The heart of Trafalgar Square is the monument to Admiral Horation Nelson, who died at the naval battle of Trafalgar while defeating Napoleon's fleet.

There's currently a big platform for performance art in the square. Artists are allowed one hour for their performance--anything as long as it's legal. This guy was looking to turn into a human lightening rod as the storm approached.

Nice little street near Leicester Square in the area where people go to buy theatre tickets.

All kinds of statues to performers in Leicester Square. Here's one to London native Charlie Chaplin.

Oxford Street. Let's go, shoppers.

Meanwhile, back in "our" village of Hampstead. On the walk to Hampstead from here where we saty is St. John's Church.
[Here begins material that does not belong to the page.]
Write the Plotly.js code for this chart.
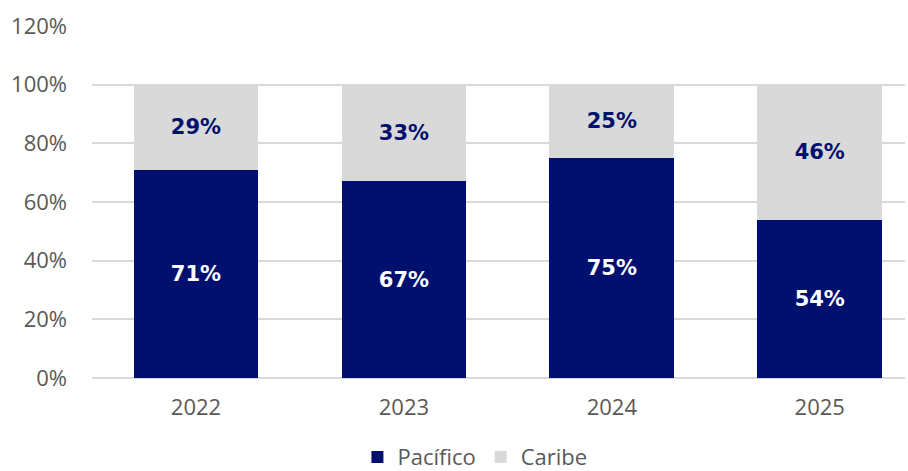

It's been around in one form or another since the Middle Ages. It has a cemetery beside it and another part across the street. It's a little gem that I have come to love. In this one little church graveyard are some fairly famous and very interesting people.

The place is a little overgrown which gives it a nice rustic and remote feel. Come to think of it, I'm starting to feel a little rustic and overgrown myself these days.

Here's a sampler from St. John's. George du Maurier was a 19th century novelist whose main claim to fame is that he is the grandfather of novelist Daphne du Maurier who wrote the novel "Rebecca" which was made into a pretty famous movie with Laurence Olivier.

This is the tomb of John Constable, the most famous English landscape painter of them all. He lived in Hampstead, which has always been home to lots of writers and artists.

Tucked away in the weeds, which someone had kindly pushed back, is the grave of Eleanor Farjeon, who wrote the hymn "Morning Has Broken."

This one to me is the coolest. It's the grave of a husband and wife and a couple of their sons. Their last name is Llewelyn Davies. James Barrie lived with them and was later the guardian of some of the boys after both parents had died. James Barrie? you say, looking puzzled. He's the guy who wrote "Peter Pan." He modeled the characters on this family. The mother was the model for both Wendy and Mrs. Darling. Connections, connections everywhere.

Just one of the streets in quiet Hampstead.